» WORK TO COMPLETE
Return each line of the data below exactly, omitting any pictures.

--- RECORDED DATA ---

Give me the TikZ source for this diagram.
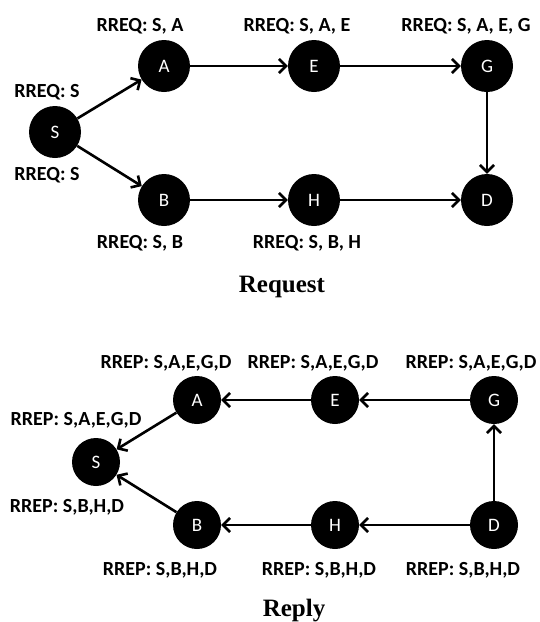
\documentclass[tikz,border=0pt]{standalone}
\usepackage{fontspec}
\setmainfont{Carlito}
\newfontfamily\titlefont{Liberation Serif}
\usetikzlibrary{arrows.meta}
\begin{document}
\begin{tikzpicture}[x=1pt,y=-1pt,
  nd/.style={circle, fill=black, inner sep=0pt, text=white, font=\fontsize{19}{19}\selectfont},
  big/.style={nd, minimum size=52pt},
  small/.style={nd, minimum size=48pt},
  lab/.style={anchor=base, inner sep=0pt, font=\bfseries\fontsize{20}{20}\selectfont},
  ttl/.style={anchor=base, inner sep=0pt, font=\titlefont\bfseries\fontsize{25}{25}\selectfont},
  arr/.style={line width=2.6pt, -{Straight Barb[length=7pt,width=14pt,line width=2.6pt]}}]
\useasboundingbox (0,0) rectangle (539,622);
% Request
\node[big] (S1) at (55,132) {S};
\node[big] (A1) at (164,66) {A};
\node[big] (E1) at (314,66) {E};
\node[big] (G1) at (487,66) {G};
\node[big] (B1) at (164,200) {B};
\node[big] (H1) at (314,200) {H};
\node[big] (D1) at (487,200) {D};
\draw[arr] (S1) -- (A1);
\draw[arr] (S1) -- (B1);
\draw[arr] (A1) -- (E1);
\draw[arr] (E1) -- (G1);
\draw[arr] (G1) -- (D1);
\draw[arr] (B1) -- (H1);
\draw[arr] (H1) -- (D1);
\node[lab] (l1) at (140,31) {RREQ: S, A};
\node[lab] (l2) at (297,31) {RREQ: S, A, E};
\node[lab] (l3) at (466,31) {RREQ: S, A, E, G};
\node[lab] (l4) at (47,97) {RREQ: S};
\node[lab] (l5) at (47,180) {RREQ: S};
\node[lab] (l6) at (140,248) {RREQ: S, B};
\node[lab] (l7) at (307,248) {RREQ: S, B, H};
\node[ttl] (t1) at (282,292) {Request};
% Reply
\node[small] (S2) at (96,462) {S};
\node[small] (A2) at (197,400) {A};
\node[small] (E2) at (335,400) {E};
\node[small] (G2) at (494,400) {G};
\node[small] (B2) at (197,525) {B};
\node[small] (H2) at (335,525) {H};
\node[small] (D2) at (494,525) {D};
\draw[arr] (A2) -- (S2);
\draw[arr] (E2) -- (A2);
\draw[arr] (G2) -- (E2);
\draw[arr] (D2) -- (G2);
\draw[arr] (D2) -- (H2);
\draw[arr] (H2) -- (B2);
\draw[arr] (B2) -- (S2);
\node[lab] (m1) at (166,368) {RREP: S,A,E,G,D};
\node[lab] (m2) at (313,368) {RREP: S,A,E,G,D};
\node[lab] (m3) at (471,368) {RREP: S,A,E,G,D};
\node[lab] (m4) at (76,425) {RREP: S,A,E,G,D};
\node[lab] (m5) at (67,512) {RREP: S,B,H,D};
\node[lab] (m6) at (160,575) {RREP: S,B,H,D};
\node[lab] (m7) at (319,575) {RREP: S,B,H,D};
\node[lab] (m8) at (463,575) {RREP: S,B,H,D};
\node[ttl] (t2) at (294,616) {Reply};
\end{tikzpicture}
\end{document}
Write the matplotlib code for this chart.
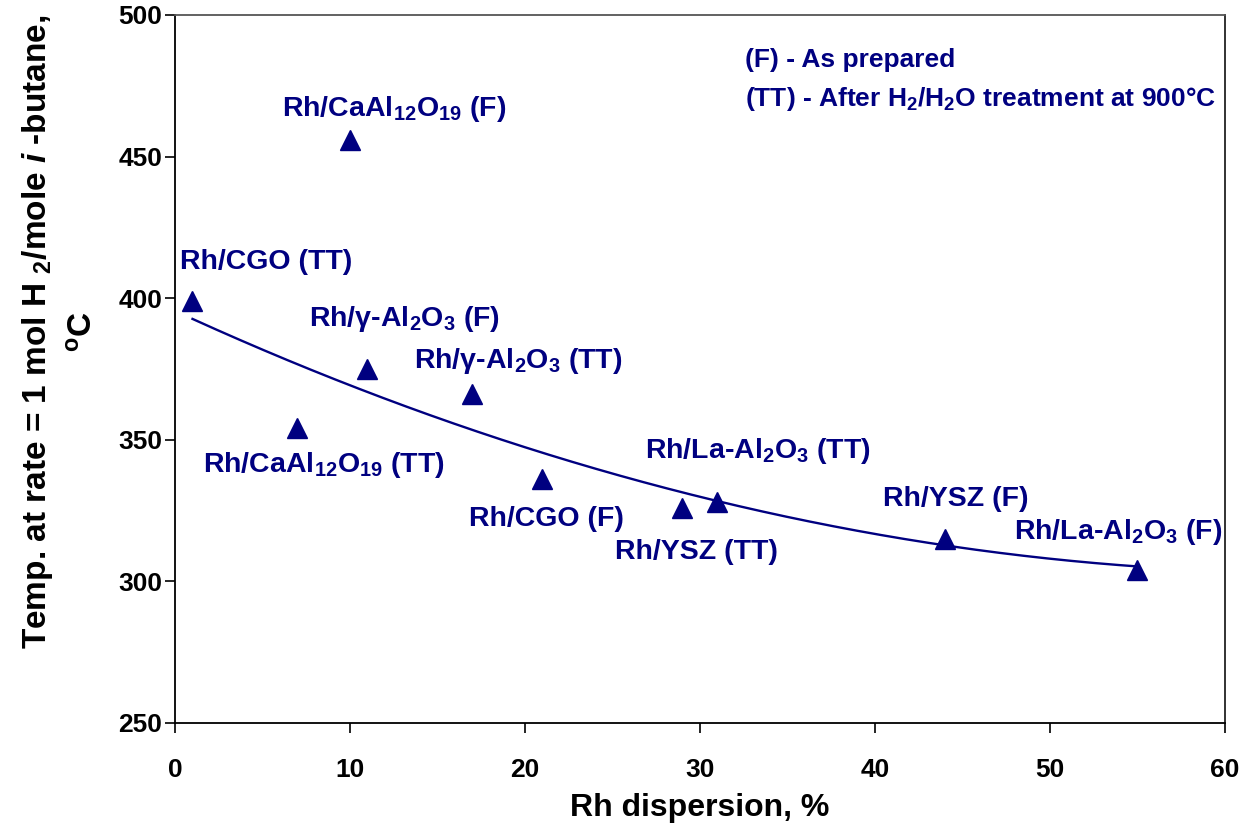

---

» RESPONSE
Give me the TikZ source for this diagram.
\documentclass[tikz,border=0pt]{standalone}
\usepackage{fontspec}
\setmainfont{Carlito}
\newfontfamily\titlefont{Liberation Serif}
\usetikzlibrary{arrows.meta}
\begin{document}
\begin{tikzpicture}[x=1pt,y=-1pt,
  nd/.style={circle, fill=black, inner sep=0pt, text=white, font=\fontsize{19}{19}\selectfont},
  big/.style={nd, minimum size=52pt},
  small/.style={nd, minimum size=48pt},
  lab/.style={anchor=base, inner sep=0pt, font=\bfseries\fontsize{20}{20}\selectfont},
  ttl/.style={anchor=base, inner sep=0pt, font=\titlefont\bfseries\fontsize{25}{25}\selectfont},
  arr/.style={line width=2.6pt, -{Straight Barb[length=7pt,width=14pt,line width=2.6pt]}}]
\useasboundingbox (0,0) rectangle (539,622);
% Request
\node[big] (S1) at (55,132) {S};
\node[big] (A1) at (164,66) {A};
\node[big] (E1) at (314,66) {E};
\node[big] (G1) at (487,66) {G};
\node[big] (B1) at (164,200) {B};
\node[big] (H1) at (314,200) {H};
\node[big] (D1) at (487,200) {D};
\draw[arr] (S1) -- (A1);
\draw[arr] (S1) -- (B1);
\draw[arr] (A1) -- (E1);
\draw[arr] (E1) -- (G1);
\draw[arr] (G1) -- (D1);
\draw[arr] (B1) -- (H1);
\draw[arr] (H1) -- (D1);
\node[lab] (l1) at (140,31) {RREQ: S, A};
\node[lab] (l2) at (297,31) {RREQ: S, A, E};
\node[lab] (l3) at (466,31) {RREQ: S, A, E, G};
\node[lab] (l4) at (47,97) {RREQ: S};
\node[lab] (l5) at (47,180) {RREQ: S};
\node[lab] (l6) at (140,248) {RREQ: S, B};
\node[lab] (l7) at (307,248) {RREQ: S, B, H};
\node[ttl] (t1) at (282,292) {Request};
% Reply
\node[small] (S2) at (96,462) {S};
\node[small] (A2) at (197,400) {A};
\node[small] (E2) at (335,400) {E};
\node[small] (G2) at (494,400) {G};
\node[small] (B2) at (197,525) {B};
\node[small] (H2) at (335,525) {H};
\node[small] (D2) at (494,525) {D};
\draw[arr] (A2) -- (S2);
\draw[arr] (E2) -- (A2);
\draw[arr] (G2) -- (E2);
\draw[arr] (D2) -- (G2);
\draw[arr] (D2) -- (H2);
\draw[arr] (H2) -- (B2);
\draw[arr] (B2) -- (S2);
\node[lab] (m1) at (166,368) {RREP: S,A,E,G,D};
\node[lab] (m2) at (313,368) {RREP: S,A,E,G,D};
\node[lab] (m3) at (471,368) {RREP: S,A,E,G,D};
\node[lab] (m4) at (76,425) {RREP: S,A,E,G,D};
\node[lab] (m5) at (67,512) {RREP: S,B,H,D};
\node[lab] (m6) at (160,575) {RREP: S,B,H,D};
\node[lab] (m7) at (319,575) {RREP: S,B,H,D};
\node[lab] (m8) at (463,575) {RREP: S,B,H,D};
\node[ttl] (t2) at (294,616) {Reply};
\end{tikzpicture}
\end{document}
Write the matplotlib code for this chart.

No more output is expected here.